「夥しい数のヴァイオレンス映画へのリスペクトと対抗意識が凝縮した怒涛のワンカット134分に鼻血が出そうになりました」カーター よねさんの映画レビュー(感想・評価)
夥しい数のヴァイオレンス映画へのリスペクトと対抗意識が凝縮した怒涛のワンカット134分に鼻血が出そうになりました
正体不明の集団に銃を突きつけられてラブホテルのベッドで目覚めた男。部屋には夥しい血糊。首の後ろには十字の縫い傷。耳にクロゼットの中にあったスマホを手に取ると謎の女の声が・・・からの134分をワンカットで描写する超絶テクニカルヴァイオレンスアクション。要するに『悪女AKUJO』の冒頭7分間を134分間やってるわけです。もちろん様々なテクニックを使ってカットの継ぎ目をマスキングしているわけですけど、『ザ・ファブル』程度のヌルい和製アクション100本分くらいのアクション要素が数珠繋ぎ、とにかくほとんど静の描写がなく序盤からトップギアで疾走するのでこちらの大脳が物語を処理し切れません。とにかく怒涛の激流に身を任せるしかない。こんな画期的な映画、観たことないです。

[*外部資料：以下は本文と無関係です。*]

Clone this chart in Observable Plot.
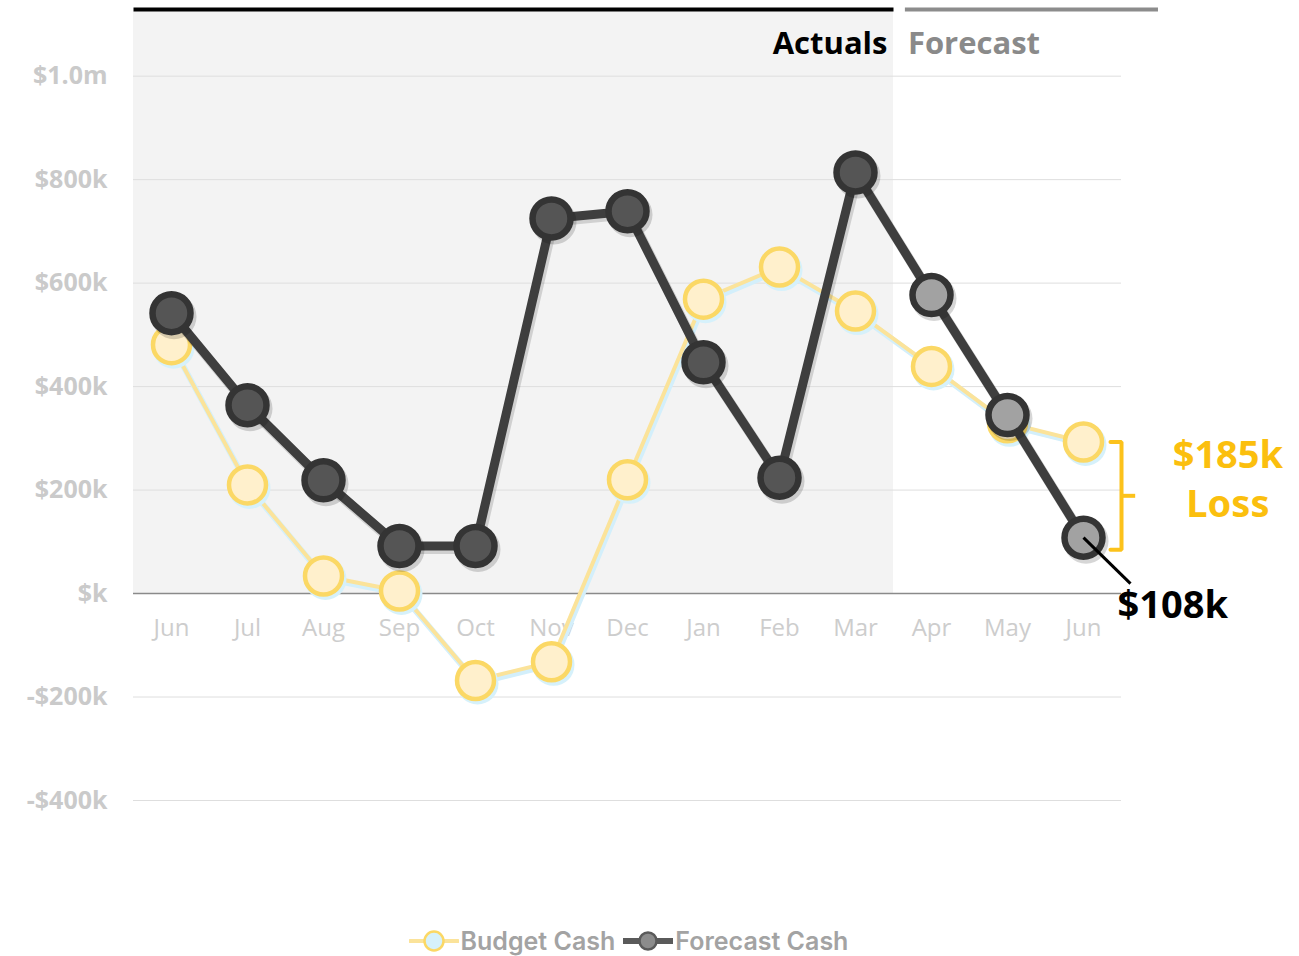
<!DOCTYPE html>
<html>
<head>
<meta charset="utf-8">
<script src="https://cdn.jsdelivr.net/npm/d3@7"></script>
<script src="https://cdn.jsdelivr.net/npm/@observablehq/plot@0.6"></script>
<style>
  html, body { margin: 0; padding: 0; background: #ffffff; }
  #chart svg { display: block; }
  #legend {
    height: 46px; display: flex; align-items: center; justify-content: center;
    font-family: "Inter", "Noto Sans", sans-serif; font-weight: 600; font-size: 25px;
    color: #a3a3a3; transform: translateX(-21px);
  }
  #legend .item { display: flex; align-items: center; }
  #legend svg { display: block; margin-right: 2px; }
</style>
</head>
<body>
<div id="chart"></div>
<div id="legend"></div>
<script>
// ---- data ----
const months = ["Jun","Jul","Aug","Sep","Oct","Nov","Dec","Jan","Feb","Mar","Apr","May","Jun"];
const budgetCash   = [481000, 210000, 34000, 5000, -168000, -132000, 220000, 569000, 631000, 546000, 439000, 330000, 293000];
const forecastCash = [542000, 364000, 219000, 92000, 92000, 725000, 739000, 447000, 224000, 814000, 577000, 345000, 108000];
const actualMonths = 10; // Jun..Mar are actuals, Apr..Jun forecast
const yTicks = [-400000, -200000, 0, 200000, 400000, 600000, 800000, 1000000];
const phaseLabels = ["Actuals", "Forecast"];
const seriesNames = ["Budget Cash", "Forecast Cash"];

// ---- layout ----
const W = 1299, H = 918;
const mTop = 11, mBottom = 118, mLeft = 133, mRight = 178;
const yDomain = [-400000, 1125000];
const perPx = (yDomain[1] - yDomain[0]) / (H - mBottom - mTop);
const last = months.length - 1;

const rows = months.map((m, i) => ({
  i, month: m, budget: budgetCash[i], forecast: forecastCash[i], actual: i < actualMonths
}));

const phases = [
  {label: phaseLabels[0], start: -0.5, end: actualMonths - 0.5, color: "#000000", width: 4},
  {label: phaseLabels[1], start: actualMonths - 0.35, end: last + 0.98, color: "#8c8c8c", width: 4}
];

const fmtY = d => d === 0 ? "$k" : Math.abs(d) >= 1e6 ? (d < 0 ? "-" : "") + "$" + (Math.abs(d) / 1e6).toFixed(1) + "m"
  : (d < 0 ? "-" : "") + "$" + Math.abs(d / 1000) + "k";

const lossTop = budgetCash[last];
const lossBottom = forecastCash[last] - 12 * perPx;
const lossMid = (lossTop + lossBottom) / 2;
const lossValue = Math.round((budgetCash[last] - forecastCash[last]) / 1000);
const bracket = [
  {x: last + 0.355, y: lossTop}, {x: last + 0.5, y: lossTop},
  {x: last + 0.5, y: lossBottom}, {x: last + 0.355, y: lossBottom}
];

const numFont = "'Noto Sans', 'Open Sans', sans-serif";
const axisFont = "'Open Sans', Lato, sans-serif";

const chart = Plot.plot({
  width: W, height: H,
  marginTop: mTop, marginBottom: mBottom, marginLeft: mLeft, marginRight: mRight,
  x: {domain: [-0.5, last + 0.5], axis: null},
  y: {domain: yDomain, axis: null},
  style: {background: "#ffffff", overflow: "visible"},
  marks: [
    // actuals background
    Plot.rect([phases[0]], {x1: "start", x2: "end", y1: 0, y2: yDomain[1], fill: "#f3f3f3"}),
    // grid
    Plot.ruleY(yTicks.filter(d => d !== 0), {stroke: "#dedede", strokeWidth: 1}),
    Plot.ruleY([0], {stroke: "#8a8a8a", strokeWidth: 1.6}),
    // y labels
    Plot.axisY(yTicks, {anchor: "left", tickSize: 0, tickPadding: 26, tickFormat: fmtY, label: null,
      fontSize: 25, fontWeight: 700, fill: "#cacaca", fontFamily: axisFont, letterSpacing: 1}),
    // month labels
    Plot.text(rows, {x: "i", y: 0, dy: 35, text: "month", fontSize: 24, fontWeight: 500, fill: "#cdcdcd",
      fontFamily: "'Open Sans', 'Noto Sans', sans-serif"}),
    // phase header
    Plot.link(phases, {x1: "start", x2: "end", y1: yDomain[1], y2: yDomain[1], dy: -2,
      stroke: "color", strokeWidth: "width"}),
    Plot.text([phases[0]], {x: "end", y: yDomain[1], dx: -6, dy: 33, text: "label", textAnchor: "end",
      fontSize: 31, fontWeight: 700, fill: "#000000", fontFamily: axisFont, letterSpacing: 0.6}),
    Plot.text([phases[1]], {x: "start", y: yDomain[1], dx: 3, dy: 33, text: "label", textAnchor: "start",
      fontSize: 31, fontWeight: 700, fill: "#8a8a8a", fontFamily: axisFont, letterSpacing: 0.6}),
    // budget series
    Plot.line(rows, {x: "i", y: "budget", stroke: "#d3effb", strokeWidth: 6, dx: 1.5, dy: 2.5}),
    Plot.line(rows, {x: "i", y: "budget", stroke: "#fbe39a", strokeWidth: 4}),
    Plot.dot(rows, {x: "i", y: "budget", r: 21, fill: "#d6f1fb", dx: 2, dy: 3}),
    Plot.dot(rows, {x: "i", y: "budget", r: 18.5, fill: "#fff0cc", stroke: "#fbd865", strokeWidth: 4.5}),
    // forecast series
    Plot.line(rows, {x: "i", y: "forecast", stroke: "rgba(0,0,0,0.14)", strokeWidth: 10, dx: 2, dy: 3}),
    Plot.line(rows, {x: "i", y: "forecast", stroke: "#3e3e3e", strokeWidth: 9}),
    Plot.dot(rows, {x: "i", y: "forecast", r: 22.5, fill: "rgba(0,0,0,0.16)", dx: 2.5, dy: 3.5}),
    Plot.dot(rows, {x: "i", y: "forecast", r: 19, fill: d => d.actual ? "#555555" : "#a2a2a2",
      stroke: "#343434", strokeWidth: 6.5}),
    // loss bracket
    Plot.line(bracket, {x: "x", y: "y", stroke: "#fcc21b", strokeWidth: 4, strokeLinejoin: "miter"}),
    Plot.link([lossMid], {x1: last + 0.5, x2: last + 0.68, y1: d => d, y2: d => d, stroke: "#fcc21b", strokeWidth: 4}),
    Plot.text([lossMid], {x: last + 1.9, y: d => d, dy: -19, text: () => "$" + lossValue + "k\nLoss",
      lineHeight: 1.3, fontSize: 38, fontWeight: 700, fill: "#fbbf0e", fontFamily: numFont, letterSpacing: 0.6}),
    // last value callout
    Plot.link([forecastCash[last]], {x1: last, y1: d => d, x2: last + 47 / 76, y2: d => d - 46 * perPx,
      stroke: "#000000", strokeWidth: 3}),
    Plot.text([forecastCash[last]], {x: last, y: d => d, dx: 34, dy: 68, text: d => "$" + Math.round(d / 1000) + "k",
      textAnchor: "start", fontSize: 38, fontWeight: 700, fill: "#000000", fontFamily: numFont, letterSpacing: 0.6})
  ]
});
document.getElementById("chart").appendChild(chart);

// legend
const legend = d3.select("#legend");
const sw = [
  {name: seriesNames[0], line: "#fbe39a", lw: 4, fill: "#d6f1fb", stroke: "#fbd865", r: 9.5},
  {name: seriesNames[1], line: "#5a5a5a", lw: 6, fill: "#8c8c8c", stroke: "#5a5a5a", r: 8.5}
];
sw.forEach((s, k) => {
  const it = legend.append("div").attr("class", "item").style("margin-left", k ? "8px" : "0px");
  const svg = it.append("svg").attr("width", 50).attr("height", 26);
  svg.append("line").attr("x1", 1).attr("x2", 49).attr("y1", 13).attr("y2", 13)
    .attr("stroke", s.line).attr("stroke-width", s.lw).attr("stroke-linecap", "round");
  svg.append("circle").attr("cx", 25).attr("cy", 13).attr("r", s.r)
    .attr("fill", s.fill).attr("stroke", s.stroke).attr("stroke-width", 2.5);
  it.append("span").text(s.name);
});
</script>
</body>
</html>
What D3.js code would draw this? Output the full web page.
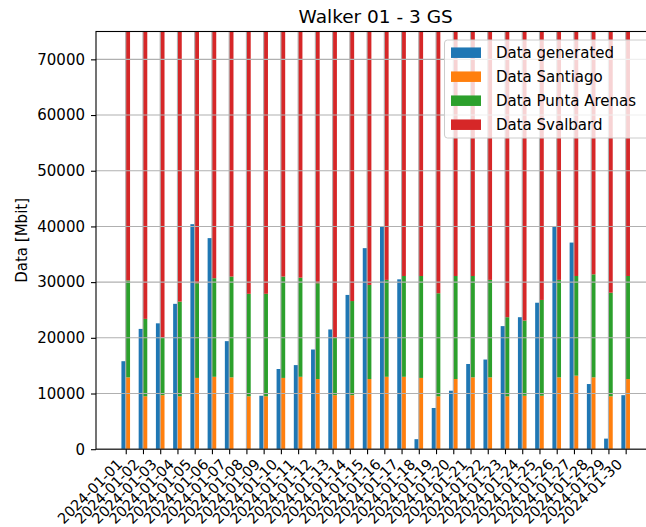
<!DOCTYPE html>
<html>
<head>
<meta charset="utf-8">
<script src="https://cdn.jsdelivr.net/npm/d3@7"></script>
<style>
  body { margin: 0; background: #fff; }
  text { font-family: "DejaVu Sans", sans-serif; fill: #000; }
</style>
</head>
<body>
<div id="chart"></div>
<script>
const width = 646;
const height = 527;

const dates = ['2024-01-01','2024-01-02','2024-01-03','2024-01-04','2024-01-05','2024-01-06',
  '2024-01-07','2024-01-08','2024-01-09','2024-01-10','2024-01-11','2024-01-12','2024-01-13',
  '2024-01-14','2024-01-15','2024-01-16','2024-01-17','2024-01-18','2024-01-19','2024-01-20',
  '2024-01-21','2024-01-22','2024-01-23','2024-01-24','2024-01-25','2024-01-26','2024-01-27',
  '2024-01-28','2024-01-29','2024-01-30'];
const generated = [15800, 21600, 22600, 26100, 40400, 37900, 19400, 0, 9600, 14400,
  15100, 17900, 21500, 27700, 36100, 39900, 30500, 1800, 7400, 10500,
  15300, 16100, 22100, 23700, 26300, 39900, 37100, 11700, 1900, 9700];
const santiago = [12900, 9500, 9700, 9500, 12800, 13000, 12900, 9500, 9500, 12800,
  13000, 12600, 9700, 9700, 12600, 13000, 13000, 12800, 9500, 12600,
  12900, 12900, 9500, 9600, 9600, 12900, 13200, 12900, 9500, 12600];
const puntaArenas = [17400, 13900, 10300, 17000, 17000, 17700, 18100, 18400, 18400, 18200,
  17800, 17200, 10300, 16900, 16900, 17400, 18100, 18300, 18500, 18500,
  18200, 17500, 14200, 13500, 17200, 17500, 17900, 18500, 18600, 18500];
// Svalbard runs past the top of the axis; only a lower bound is visible
const svalbard = [70000, 70000, 70000, 70000, 70000, 70000, 70000, 70000, 70000, 70000,
  70000, 70000, 70000, 70000, 70000, 70000, 70000, 70000, 70000, 70000,
  70000, 70000, 70000, 70000, 70000, 70000, 70000, 70000, 70000, 70000];
const yTicks = [0, 10000, 20000, 30000, 40000, 50000, 60000, 70000];

const seriesNames = ['Data generated', 'Data Santiago', 'Data Punta Arenas', 'Data Svalbard'];
const colors = ['#1f77b4', '#ff7f0e', '#2ca02c', '#d62728'];

const margin = {left: 96, top: 31.5, bottom: 449.2, right: 655.4};
const barW = 0.25;

const x = d3.scaleLinear().domain([-1.725, 30.725]).range([margin.left, margin.right]);
const y = d3.scaleLinear().domain([0, 75000]).range([margin.bottom, margin.top]);

const svg = d3.select('#chart').append('svg').attr('width', width).attr('height', height);

svg.append('clipPath').attr('id', 'plot')
  .append('rect')
  .attr('x', margin.left).attr('y', margin.top)
  .attr('width', margin.right - margin.left).attr('height', margin.bottom - margin.top);

const plot = svg.append('g').attr('clip-path', 'url(#plot)');

// blue bars, left of the tick
plot.selectAll('rect.gen')
  .data(generated)
  .join('rect')
  .attr('class', 'gen')
  .attr('x', (d, i) => x(i - barW))
  .attr('width', x(barW) - x(0))
  .attr('y', d => y(d))
  .attr('height', d => y(0) - y(d))
  .attr('fill', colors[0]);

// stacked bars, right of the tick
const rows = dates.map((d, i) => ({i, san: santiago[i], pa: puntaArenas[i], sv: svalbard[i]}));
const stack = d3.stack().keys(['san', 'pa', 'sv'])(rows);

plot.selectAll('g.layer')
  .data(stack)
  .join('g')
  .attr('class', 'layer')
  .attr('fill', (d, k) => colors[k + 1])
  .selectAll('rect')
  .data(d => d)
  .join('rect')
  .attr('x', d => x(d.data.i))
  .attr('width', x(barW) - x(0))
  .attr('y', d => y(d[1]))
  .attr('height', d => y(d[0]) - y(d[1]));

// grid drawn over the bars
const grid = svg.append('g').attr('clip-path', 'url(#plot)')
  .attr('stroke', '#b0b0b0').attr('stroke-width', 1.1);
grid.selectAll('line.h')
  .data(yTicks)
  .join('line')
  .attr('class', 'h')
  .attr('x1', margin.left).attr('x2', margin.right)
  .attr('y1', d => y(d)).attr('y2', d => y(d));
grid.selectAll('line.v')
  .data(dates)
  .join('line')
  .attr('class', 'v')
  .attr('x1', (d, i) => x(i)).attr('x2', (d, i) => x(i))
  .attr('y1', margin.top).attr('y2', margin.bottom);

// axes
const yAxis = svg.append('g')
  .attr('transform', `translate(${margin.left},0)`)
  .call(d3.axisLeft(y).tickValues(yTicks).tickFormat(d3.format('d')).tickSize(5).tickPadding(6));
const xAxis = svg.append('g')
  .attr('transform', `translate(0,${margin.bottom})`)
  .call(d3.axisBottom(x).tickValues(d3.range(dates.length)).tickFormat(i => dates[i]).tickSize(5));

[yAxis, xAxis].forEach(a => {
  a.select('.domain').remove();
  a.selectAll('line').attr('stroke', '#000').attr('stroke-width', 1.1);
  a.selectAll('text').attr('font-size', 15).attr('font-family', 'DejaVu Sans');
});

xAxis.selectAll('text')
  .attr('font-size', 14.5)
  .attr('text-anchor', 'end')
  .attr('dy', null)
  .attr('y', null)
  .attr('transform', 'translate(-3,16) rotate(-45)');

// spines
svg.append('rect')
  .attr('x', margin.left).attr('y', margin.top)
  .attr('width', margin.right - margin.left).attr('height', margin.bottom - margin.top)
  .attr('fill', 'none').attr('stroke', '#000').attr('stroke-width', 1.1);

// title and y label
svg.append('text')
  .attr('x', (margin.left + margin.right) / 2).attr('y', 23)
  .attr('text-anchor', 'middle').attr('font-size', 18.5)
  .text('Walker 01 - 3 GS');

svg.append('text')
  .attr('transform', `translate(27,${(margin.top + margin.bottom) / 2}) rotate(-90)`)
  .attr('text-anchor', 'middle').attr('font-size', 15)
  .text('Data [Mbit]');

// legend
const legend = svg.append('g');
legend.append('rect')
  .attr('x', 444.5).attr('y', 40).attr('width', 230).attr('height', 98)
  .attr('rx', 3)
  .attr('fill', '#fff').attr('fill-opacity', 0.8)
  .attr('stroke', '#cccccc').attr('stroke-width', 1);

const items = legend.selectAll('g.item')
  .data(seriesNames)
  .join('g')
  .attr('class', 'item')
  .attr('transform', (d, i) => `translate(451,${52.7 + i * 24})`);
items.append('rect')
  .attr('x', 0).attr('y', -5.25).attr('width', 30).attr('height', 10.5)
  .attr('fill', (d, i) => colors[i]);
items.append('text')
  .attr('x', 45).attr('y', 5.5)
  .attr('font-size', 15)
  .text(d => d);
</script>
</body>
</html>
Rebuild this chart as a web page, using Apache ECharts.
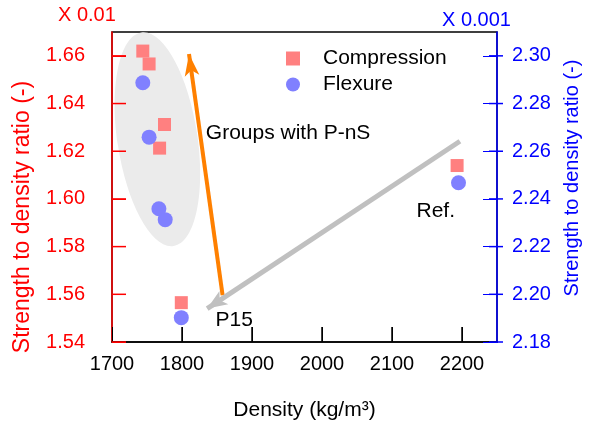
<!DOCTYPE html>
<html>
<head>
<meta charset="utf-8">
<script src="https://cdn.jsdelivr.net/npm/echarts@6/dist/echarts.min.js"></script>
<style>
  html, body { margin: 0; padding: 0; background: #fff; }
  #chart { width: 590px; height: 427px; }
</style>
</head>
<body>
<div id="chart"></div>
<script>
// --- Data ---
const compDensity = [1744, 1753, 1775, 1768, 1799, 2193];
const compRatio = [1.662, 1.6566, 1.6312, 1.6213, 1.5565, 1.614];   // x 0.01
const flexDensity = [1744, 1753, 1767, 1776, 1799, 2195];
const flexRatio = [2.2887, 2.2659, 2.2359, 2.2313, 2.1902, 2.2468]; // x 0.001

const seriesNames = ['Compression', 'Flexure'];

// tick positions (drawn inward)
const xTicks = [1800, 1900, 2000, 2100, 2200];
const leftTicks = [1.54, 1.56, 1.58, 1.60, 1.62, 1.64, 1.66];
const rightTicks = [2.18, 2.20, 2.22, 2.24, 2.26, 2.28, 2.30];

// arrows and notes, in (density, left axis) units
const orangeArrow = [[1858, 1.5596], [1810, 1.6608]];
const grayArrow = [[2197, 1.6242], [1836, 1.554]];
const groupCenter = [1765, 1.625];
const notes = [
    { text: 'Groups with P-nS', at: [1834, 1.6275] },
    { text: 'Ref.', at: [2135, 1.5949] },
    { text: 'P15', at: [1848, 1.5491] }
];

const FONT = '"Liberation Sans", Arial, sans-serif';
const RED = '#ff0000';
const BLUE = '#0000ff';
const GRID = { left: 112, top: 32, width: 391, height: 310 };

const chart = echarts.init(document.getElementById('chart'));

const zip = (xs, ys) => xs.map((x, i) => [x, ys[i]]);

const option = {
    animation: false,
    textStyle: { fontFamily: FONT },
    grid: Object.assign({ show: true, borderColor: '#000', borderWidth: 1.5 }, GRID),
    legend: {
        data: seriesNames, orient: 'vertical', left: 281, top: 43,
        itemWidth: 14, itemHeight: 14, itemGap: 5,
        textStyle: { fontSize: 21, color: '#000', fontFamily: FONT, padding: [0, 0, 0, 18] }
    },
    xAxis: {
        type: 'value', min: 1700, max: 2250, interval: 100,
        name: 'Density (kg/m\u00b3)', nameLocation: 'middle', nameGap: 58,
        nameTextStyle: { fontSize: 21, color: '#000', fontFamily: FONT },
        axisLine: { lineStyle: { color: '#000', width: 1.5 } },
        axisTick: { show: true, inside: true, length: 15 },
        axisLabel: { fontSize: 20, color: '#000', margin: 12, showMaxLabel: false, fontFamily: FONT,
            formatter: v => String(v) },
        splitLine: { show: false }
    },
    yAxis: [{
        type: 'value', position: 'left', min: 1.54, max: 1.67, interval: 0.02,
        name: 'Strength to density ratio (-)', nameLocation: 'middle', nameGap: 78,
        nameTextStyle: { fontSize: 23, color: RED, fontFamily: FONT, padding: [0, 60, 0, 0] },
        axisLine: { show: true, lineStyle: { color: RED, width: 1.5 } },
        axisTick: { show: true, inside: true, length: 14 },
        axisLabel: { fontSize: 20, color: RED, margin: 27, showMaxLabel: false, fontFamily: FONT,
            formatter: v => v.toFixed(2) },
        splitLine: { show: false }
    }, {
        type: 'value', position: 'right', min: 2.18, max: 2.31, interval: 0.02,
        name: 'Strength to density ratio (-)', nameLocation: 'middle', nameGap: 65,
        nameTextStyle: { fontSize: 20, color: BLUE, fontFamily: FONT, padding: [0, 0, 0, 18] },
        axisLine: { show: true, lineStyle: { color: BLUE, width: 1.5 } },
        axisTick: { show: true, inside: true, length: 14 },
        axisLabel: { fontSize: 20, color: BLUE, margin: 15, showMaxLabel: false, fontFamily: FONT,
            formatter: v => v.toFixed(2) },
        splitLine: { show: false }
    }],
    series: [{
        name: seriesNames[0], type: 'scatter', yAxisIndex: 0,
        symbol: 'rect', symbolSize: 13, itemStyle: { color: '#ff8080', opacity: 1 },
        data: zip(compDensity, compRatio),
        markLine: {
            silent: true, animation: false, symbol: ['none', 'arrow'],
            label: { show: false },
            data: [
                [{ coord: orangeArrow[0], symbol: 'none', lineStyle: { color: '#ff8000', width: 4, type: 'solid' } },
                 { coord: orangeArrow[1], symbol: 'arrow', symbolSize: [11, 22] }],
                [{ coord: grayArrow[0], symbol: 'none', lineStyle: { color: '#c0c0c0', width: 5, type: 'solid' } },
                 { coord: grayArrow[1], symbol: 'arrow', symbolSize: [12, 20] }]
            ]
        }
    }, {
        name: seriesNames[1], type: 'scatter', yAxisIndex: 1,
        symbol: 'circle', symbolSize: 15, itemStyle: { color: '#8080ff', opacity: 1 },
        data: zip(flexDensity, flexRatio)
    }]
};

chart.setOption(option);

// --- annotations and inward ticks placed through the axes ---
const toPx = p => chart.convertToPixel({ xAxisIndex: 0, yAxisIndex: 0 }, p);
const toPxR = p => chart.convertToPixel({ xAxisIndex: 0, yAxisIndex: 1 }, p);
const leftX = GRID.left;
const rightX = GRID.left + GRID.width;
const bottomY = GRID.top + GRID.height;

const c = toPx(groupCenter);
const graphics = [{
    type: 'ellipse', x: c[0], y: c[1], rotation: 0.15, z: 0, silent: true,
    shape: { cx: 0, cy: 0, rx: 40, ry: 108 },
    style: { fill: '#ebebeb' }
}];

const tick = (x1, y1, x2, y2, color) => ({
    type: 'line', z: 5,
    shape: { x1: x1, y1: y1, x2: x2, y2: y2 },
    style: { stroke: color, lineWidth: 1.5 }
});
xTicks.forEach(v => {
    const x = toPx([v, 1.6])[0];
    graphics.push(tick(x, bottomY, x, bottomY - 15, '#000'));
});
leftTicks.forEach(v => {
    const y = toPx([2000, v])[1];
    graphics.push(tick(leftX, y, leftX + 14, y, RED));
});
rightTicks.forEach(v => {
    const y = toPxR([2000, v])[1];
    graphics.push(tick(rightX, y, rightX - 14, y, BLUE));
});

notes.forEach(n => {
    const p = toPx(n.at);
    graphics.push({ type: 'text', x: p[0], y: p[1], z: 10,
        style: { text: n.text, fill: '#000', font: '21px ' + FONT, verticalAlign: 'middle' } });
});
graphics.push({ type: 'text', left: 58, top: 5, z: 10,
    style: { text: 'X 0.01', fill: RED, font: '20px ' + FONT } });
graphics.push({ type: 'text', left: 442, top: 10, z: 10,
    style: { text: 'X 0.001', fill: BLUE, font: '20px ' + FONT } });

chart.setOption({ graphic: graphics });
</script>
</body>
</html>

まず濃厚なのはイリヤ・ナイシュラーの『ハードコア』に対する露骨なまでのライバル意識。『ハードコア』がやってのけたのは96分間全編POV目線という画期的な手法でしたが、こちらで試みられているのは全く逆のアプローチ、すなわち一体どうやって撮影したのか見当がつかない技術で徹底的に作り込まれた神の視線でひと繋ぎの物語を見つめ続ける。そしてその勢いは『ジョン・ウィック パラベラム』にも牙を剥く。『悪女 AKUJO』で繰り広げられた日本刀で斬り合う画期的なバイクチェイスをより複雑なシークェンスにして導入した『ジョン・ウィック パラベラム』よりもさらに複雑な構成のバイクチェイスに鼻血が出そうになりました。しかしこんな印象はごくごく一部、他に私の大脳を駆け抜けた古今東西のアクション映画はとりあえず思い出せた分だけで以下の通り。
『トータル・リコール』
『ダークシティ』
『バードマン あるいは(無知がもたらす予期せぬ奇跡)』
『マッドマックス 怒りのデス・ロード』
『ワールド・ウォーZ』
『28週後…』
『アドレナリン』
『レイダース 失われたアーク《聖櫃》』
『インディ・ジョーンズ魔宮の伝説』
『新感染 ファイナル・エクスプレス』
『イースタン・プロミス』
『アトミック・ブロンド』
『ザ・レイド』
『トム・ヤム・クン!』
『アップグレード』
『処刑人』
『ポリス・ストーリー3』etc
ちょいちょいゾンビ映画が混じってる通り、本作、実はゾンビ映画です。バラエティに富んだ作品群への限りないリスペクトと対応心がパンパンに詰まっているのも嬉しいんですが、『レイダース〜』が切り開いた冒険活劇の温故知新から現代アクションまで進化の歴史を見ているかのような感覚に陥る濃厚な味わいはヴァイオレンス映画に慣れていない人は火傷するかも知れません。それぐらい衝撃的な作品をスクリーンで観ることが出来ないなんてもう悔しくて仕方ないです。
しかも恐ろしいことに本作、劇中でばら撒いた伏線を一切回収していません。まだまだ先までやる気なんですよ、『ザ・グリード』のエンディングと同じくらい絶望的な終幕だったのに。